Mission & History


The oldest existing village improvement society in the United States, the Laurel Hill Association was founded in 1853. The purpose of the organization is to "do such things as shall serve to improve the quality of life and of the environment in the town of Stockbridge." By maintaining over 460 acres of Association properties and recreational trails, by planting trees and flowers, by cooperating with town authorities for community welfare, by providing educational scholarships, and by coordinating with other organizations to preserve the approaches to the Town, the Laurel Hill Association helps to preserve the attractive character of Stockbridge

The First Meeting – 1853

On August 22nd a notice was posted in the public places of the village inviting all citizens to assemble on Laurel Hill on Wednesday the 24th to take measures for the improvement of the burying ground, the streets, walks, public grounds and Laurel Hill.

The Founder

Mary Hopkins Goodrich, with her passion for appearances and her executive ability, was the founder and inspiration of the Laurel Hill Association.

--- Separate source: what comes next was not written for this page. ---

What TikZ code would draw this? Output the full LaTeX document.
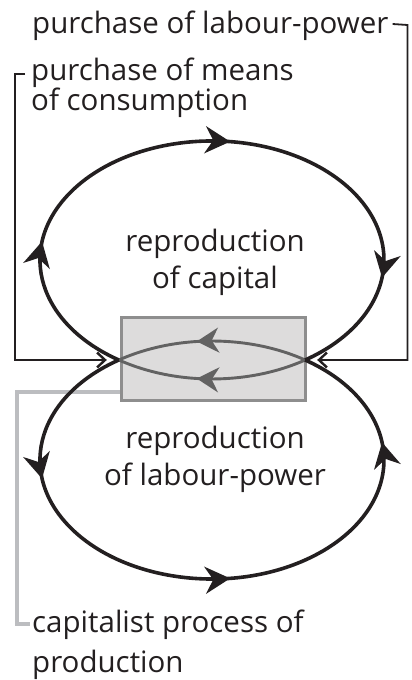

In that first year, aided by generous citizens, Mary Hopkins Goodrich raised more than a thousand dollars and planted more than 400 trees. The society transformed Stockbridge from a rough, shabby village (muddy main road full of ruts and roaming cows, bare common, and dreary cemetery all brambles and weeds) into the handsome orderly town now admired by visitors.


461 total acres. The properties are listed below in descending size order (acreage shown in parenthesis).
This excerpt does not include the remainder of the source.